Yes. Except there's not much finding to be done, you can pretty much write it down 
immediately.

But I underestimated the slowness of String IO, so it's not gaining you terribly much 
unless you resort to ByteString IO.
As an indication, for files containing 20.9 million, 2.85 million, 25942 (a,b) pairs 
respectively:
ByteString + shortcut: 4.6 seconds, 0.66 seconds,  0.00 seconds
ByteString + modular exponentiation: 49.2 seconds, 6.74 seconds, 0.06 seconds
String + shortcut: 262 seconds, 35.04 seconds, 0.33 seconds
String + modular exponentiation: 303 seconds, 40.73 seconds, 0.38 seconds

(Note: I have tweaked the String IO, using 

main = fmap lines getContents >>= putStr . unlines . (map doit) . tail

and modified doit (returns a String now, is a little stricter, calls words line only once; 
also read - for the base, I use (digitToInt . last), it's much faster than read)

1. With "replicateM n getLine" or "sequence $ take n $ repeat getLine", the entire input 
must be read in before processing can start.

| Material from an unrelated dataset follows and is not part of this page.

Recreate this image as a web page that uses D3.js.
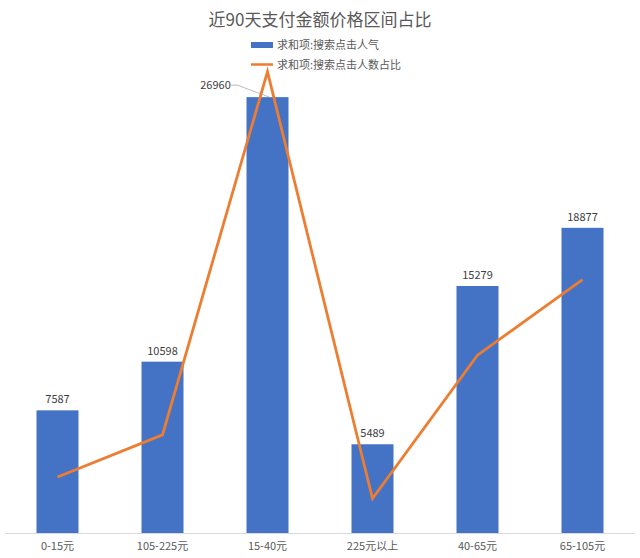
<!DOCTYPE html>
<html>
<head>
<meta charset="utf-8">
<script src="https://cdn.jsdelivr.net/npm/d3@7"></script>
<style>
	body { margin: 0; background: #fff; }
	text { font-family: "Noto Sans CJK SC", "Microsoft YaHei", sans-serif; }
</style>
</head>
<body>
<div class="container"></div>
<script>

var categories = ["0-15元", "105-225元", "15-40元", "225元以上", "40-65元", "65-105元"];
var clicks = [7587, 10598, 26960, 5489, 15279, 18877]; // 求和项:搜索点击人气
var clickShare = [0.052, 0.091, 0.428, 0.032, 0.165, 0.235]; // 求和项:搜索点击人数占比
var seriesNames = ["求和项:搜索点击人气", "求和项:搜索点击人数占比"];
var title = "近90天支付金额价格区间占比";

var W = 640, H = 558;
var base = 533, top_ = 48;

function makeStage(w, h) {
	var stage = d3.select(".container")
				  .insert("svg")
				  .attr("width", w)
				  .attr("height", h);
	return stage;
}

var stage = makeStage(W, H);

var x = d3.scaleBand()
		  .domain(categories)
		  .range([5, 635])
		  .paddingInner(0.6)
		  .paddingOuter(0.3);

var y = d3.scaleLinear().domain([0, 30000]).range([base, top_]);
var y2 = d3.scaleLinear().domain([0, 0.45]).range([base, top_]);

// title
stage.append("text")
	 .attr("x", W / 2)
	 .attr("y", 26)
	 .attr("text-anchor", "middle")
	 .style("font-size", "17px")
	 .style("fill", "#595959")
	 .text(title);

// bars
stage.selectAll("rect.bar")
	 .data(clicks)
	 .enter()
	 .append("rect")
	 .attr("class", "bar")
	 .attr("x", function (d, i) { return x(categories[i]); })
	 .attr("y", function (d) { return y(d); })
	 .attr("width", x.bandwidth())
	 .attr("height", function (d) { return base - y(d); })
	 .style("fill", "#4472C4");

// x axis
var xAxis = stage.append("g")
				 .attr("transform", "translate(0," + base + ")")
				 .call(d3.axisBottom(x).tickSize(0).tickPadding(9));
xAxis.select(".domain").attr("stroke", "#D9D9D9").attr("d", "M5,0.5H635");
xAxis.selectAll("text")
	 .style("font-size", "11px")
	 .style("fill", "#595959")
	 .style("font-family", "\"Noto Sans CJK SC\", sans-serif");

// line
var line = d3.line()
			 .x(function (d, i) { return x(categories[i]) + x.bandwidth() / 2; })
			 .y(function (d) { return y2(d); });

stage.append("path")
	 .datum(clickShare)
	 .attr("d", line)
	 .style("fill", "none")
	 .style("stroke", "#ED7D31")
	 .style("stroke-width", "2.8px");

// data labels
stage.selectAll("text.lbl")
	 .data(clicks)
	 .enter()
	 .append("text")
	 .attr("class", "lbl")
	 .attr("x", function (d, i) {
		 var cx = x(categories[i]) + x.bandwidth() / 2;
		 return i == 2 ? cx - 52 : cx;
	 })
	 .attr("y", function (d, i) { return i == 2 ? y(d) - 8 : y(d) - 7; })
	 .attr("text-anchor", "middle")
	 .style("font-size", "11px")
	 .style("fill", "#404040")
	 .text(function (d) { return d; });

// leader line for the 26960 label
var lx = x(categories[2]) + x.bandwidth() / 2;
stage.append("path")
	 .attr("d", "M" + (lx - 37) + "," + (y(clicks[2]) - 12) + "L" + (lx - 30) + "," + (y(clicks[2]) - 12) + "L" + (lx + 2) + "," + y(clicks[2]))
	 .style("fill", "none")
	 .style("stroke", "#A6A6A6")
	 .style("stroke-width", "0.75px");

// legend
var legend = stage.append("g").attr("transform", "translate(251,0)");
legend.append("rect")
	  .attr("x", 0).attr("y", 42)
	  .attr("width", 22).attr("height", 6)
	  .style("fill", "#4472C4");
legend.append("line")
	  .attr("x1", 0).attr("x2", 22)
	  .attr("y1", 64.5).attr("y2", 64.5)
	  .style("stroke", "#ED7D31")
	  .style("stroke-width", "2.5px");
legend.selectAll("text.leg")
	  .data(seriesNames)
	  .enter()
	  .append("text")
	  .attr("class", "leg")
	  .attr("x", 26)
	  .attr("y", function (d, i) { return 49 + i * 19.5; })
	  .style("font-size", "11px")
	  .style("fill", "#595959")
	  .text(function (d) { return d; });

</script>
</body>
</html>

Firstly that's slower and secondly it needs a 
lot of memory - more than I have, for the larger files.
2. (putStr . unlines) is faster than mapM_ putStrLn.

It could be tweaked more, but that wouldn't gain nearly as much as switching to 
ByteString.)

So with String IO, in either method the overwhelming part of the time is used for IO (and 
read), in comparison, the algorithmic difference pales. With ByteString IO, the 
algorithmic difference stands out.

>
> I'll try that next in Haskell!
>
> >>     {-# LANGUAGE BangPatterns #-}
> >>
> >>     lastdigit :: Int -> Int -> Int -> Int
> >>     lastdigit 0 0 _  = 1
> >>     lastdigit a b !c | even b    = lastdigit ( (a*a) `rem` 10 ) (b
> >> `quot` 2) c
> >>
> >>                      | b == 1    = (a*c) `rem` 10
> >
> > However,
> >
> >   | otherwise = lastdigit ( (a*a) `rem` 10 ) (b `quot` 2) (a*c)
>
> This bang pattern (!c) is giving me pattern match errors.

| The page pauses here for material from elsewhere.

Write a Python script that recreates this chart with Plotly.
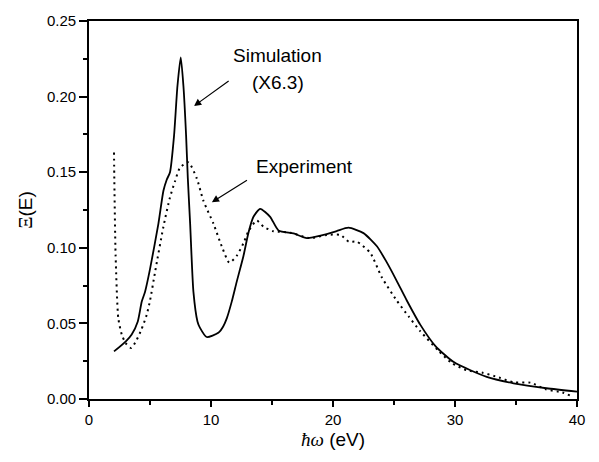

??? without the LANGUAGE pragma, it would give a parse error, so you can't have forgotten 
that. But in

lastdigit :: Int -> Int -> Int -> Int
lastdigit 0 0 _  = 1
lastdigit a b !c
    | even b    = lastdigit ( (a*a) `rem` 10 ) (b `quot` 2) c
    | b == 1    = (a*c) `rem` 10
    | otherwise = lastdigit ( (a*a) `rem` 10 ) (b `quot` 2) ((a*c) `rem` 10)

there is simply no possibility for a pattern match error (other than having one argument 
bottom). I'm flabbergasted.

> Is its only effect evaluating c instead of plain substitution?

Yes, it keeps c evaluated instead of building a thunk. You can get pretty much the same 
effect by having

lastdigit :: Int -> Int -> Int -> Int
lastdigit 0 0 _  = 1
lastdigit a b c
    | even b    = lastdigit ( (a*a) `rem` 10 ) (b `quot` 2) c
    | b == 1    = (a*c) `rem` 10
    | otherwise = lastdigit ( (a*a) `rem` 10 ) (b `quot` 2) $! ((a*c) `rem` 10)

using strict application on the last argument when it is modified.